Some proposed details for economic Yoga include shifting to a three-week work month, the fourth week to be spent on a community apprenticeship project. It should begin at an early age (12?) and represent a service payment towards social services including housing, food, health care, day care and an additional contribution to retirement. economic Yoga should also provide a path distinct from higher education and/or military service for some of the same types of positions. Community projects could include gardens, projects and services approved via small grant applications; apprenticeships could include apprenticeship employment with a variety of institutions and firms. People in high level positions should take time to work at more manual, though different tasks; unemployed or underemployed should be given priority for institutional and corporate apprenticeships - in this way we all benefit from interacting with a broader range of people.

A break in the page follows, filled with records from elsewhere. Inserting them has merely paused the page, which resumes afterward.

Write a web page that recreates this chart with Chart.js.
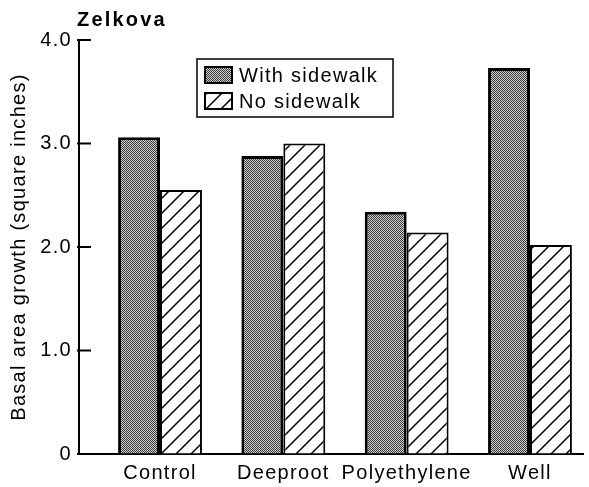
<!DOCTYPE html>
<html><head><meta charset="utf-8">
<script src="https://cdn.jsdelivr.net/npm/chart.js@4/dist/chart.umd.min.js"></script>
<style>html,body{margin:0;padding:0;background:#fff}</style>
</head><body>
<canvas id="c" width="589" height="487"></canvas>
<script>
const chartTitle = 'Zelkova';
const categories = ['Control', 'Deeproot', 'Polyethylene', 'Well'];
const seriesNames = ['With sidewalk', 'No sidewalk'];
const withSidewalk = [3.06, 2.88, 2.34, 3.73];
const noSidewalk = [2.55, 3.00, 2.14, 2.02];
const yTicks = [0, 1, 2, 3, 4];
const yTickLabels = ['0', '1.0', '2.0', '3.0', '4.0'];
const yTitle = 'Basal area growth (square inches)';

const FONT = '"Liberation Sans", Arial, Helvetica, sans-serif';
const SPACING = '1.3px';

function stipple() {
  const c = document.createElement('canvas'); c.width = c.height = 4;
  const g = c.getContext('2d');
  g.fillStyle = '#cfcfcf'; g.fillRect(0, 0, 4, 4);
  g.fillStyle = '#3a3a3a';
  for (let y = 0; y < 4; y++) for (let x = 0; x < 4; x++) if ((x + y) % 2 === 0) g.fillRect(x, y, 1, 1);
  return g.createPattern(c, 'repeat');
}
function hatch() {
  const s = 15;
  const c = document.createElement('canvas'); c.width = c.height = s;
  const g = c.getContext('2d');
  g.fillStyle = '#fff'; g.fillRect(0, 0, s, s);
  g.strokeStyle = '#000'; g.lineWidth = 1.5;
  g.beginPath();
  g.moveTo(0, s); g.lineTo(s, 0);
  g.moveTo(-2, 2); g.lineTo(2, -2);
  g.moveTo(s - 2, s + 2); g.lineTo(s + 2, s - 2);
  g.stroke();
  return g.createPattern(c, 'repeat');
}

const setSpacing = (chart) => { chart.ctx.letterSpacing = SPACING; };

const decor = {
  id: 'decor',
  beforeUpdate: setSpacing,
  beforeLayout: setSpacing,
  beforeDraw: setSpacing,
  afterDraw(chart) {
    const ctx = chart.ctx, ca = chart.chartArea, y = chart.scales.y;
    ctx.save();
    // inward tick marks
    ctx.strokeStyle = '#000'; ctx.lineWidth = 2;
    yTicks.forEach(v => {
      const py = y.getPixelForValue(v);
      ctx.beginPath(); ctx.moveTo(ca.left - 2, py); ctx.lineTo(ca.left + 12, py); ctx.stroke();
    });
    // title
    ctx.fillStyle = '#000';
    ctx.font = 'bold 20px ' + FONT;
    ctx.letterSpacing = '2.2px';
    ctx.textBaseline = 'alphabetic'; ctx.textAlign = 'left';
    ctx.fillText(chartTitle, 77, 26);
    // legend
    ctx.letterSpacing = SPACING;
    const bx = 197, by = 59, bw = 196, bh = 58;
    ctx.lineWidth = 1.5; ctx.strokeStyle = '#000';
    ctx.fillStyle = '#fff'; ctx.fillRect(bx, by, bw, bh);
    ctx.strokeRect(bx, by, bw, bh);
    chart.data.datasets.forEach((ds, i) => {
      const ry = by + 8 + i * 26;
      ctx.fillStyle = ds.backgroundColor; ctx.fillRect(205, ry, 27, 16);
      ctx.lineWidth = 2; ctx.strokeStyle = '#000'; ctx.strokeRect(205, ry, 27, 16);
      ctx.fillStyle = '#000'; ctx.font = '20px ' + FONT; ctx.textBaseline = 'middle';
      ctx.fillText(ds.label, 239, ry + 9);
    });
    ctx.restore();
  }
};

const toPoints = arr => categories.map((c, i) => ({ x: i + 1, y: arr[i] }));

new Chart(document.getElementById('c'), {
  type: 'bar',
  data: {
    datasets: [
      { label: seriesNames[0], data: toPoints(withSidewalk), backgroundColor: stipple(),
        borderColor: '#000', borderWidth: 3, categoryPercentage: 0.68, barPercentage: 1 },
      { label: seriesNames[1], data: toPoints(noSidewalk), backgroundColor: hatch(),
        borderColor: '#000', borderWidth: 2, categoryPercentage: 0.68, barPercentage: 1 }
    ]
  },
  options: {
    responsive: false, animation: false, devicePixelRatio: 1,
    layout: { padding: { top: 40, right: 6, left: 0, bottom: 0 } },
    plugins: { legend: { display: false }, tooltip: { enabled: false }, title: { display: false } },
    scales: {
      x: {
        type: 'linear', min: 0.343, max: 4.43, offset: false,
        afterBuildTicks: s => { s.ticks = categories.map((c, i) => ({ value: i + 1 })); },
        afterFit: s => { s.height = 33; },
        border: { display: true, color: '#000', width: 2 },
        grid: { display: true, drawOnChartArea: false, drawTicks: false, offset: false },
        ticks: { color: '#000', font: { family: FONT, size: 20 }, padding: 7, maxRotation: 0, autoSkip: false,
          callback: v => categories[Math.round(v) - 1] }
      },
      y: {
        min: 0, max: 4,
        afterBuildTicks: s => { s.ticks = yTicks.map(v => ({ value: v })); },
        afterFit: s => { s.width = 79; },
        border: { display: true, color: '#000', width: 2 },
        grid: { display: true, drawOnChartArea: false, drawTicks: false },
        ticks: { color: '#000', font: { family: FONT, size: 20 }, padding: 7,
          callback: v => yTickLabels[yTicks.indexOf(v)] },
        title: { display: true, text: yTitle, color: '#000', font: { family: FONT, size: 20 }, padding: { top: 7, bottom: 0 } }
      }
    }
  },
  plugins: [decor]
});
</script>
</body></html>
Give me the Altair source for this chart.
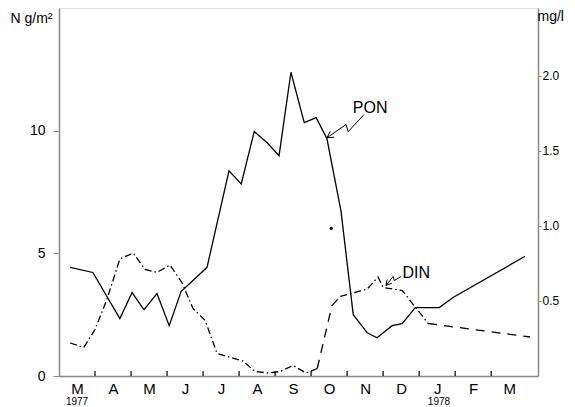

In addition to reconstituting community, economic Yoga increases opportunities for interdisciplinary innovation both between individuals via the creative flux inherent in interactions across disciplines, and within the same individual because of exposure to a greater diversity of thought and life modalities.


(1) My definition of inflation and deflation are intuitive and do not necessarily correspond to the classic definitions.

(2) I consider the possibility that the 'sense' of perversity is an emotional reaction to the limits of our cognitive capacity to 'grasp' the non-linearity of cause-and-effect which via the Internet is increasingly perceptible. Those with strong ties and responsibilities in daily life perceive these identities and events as correlations because of the focus of their attention. Those with weaker ties in daily life have cognitive space in which to perceive the sometimes-visible-sometimes-not shimmering strands of cause-and-effect.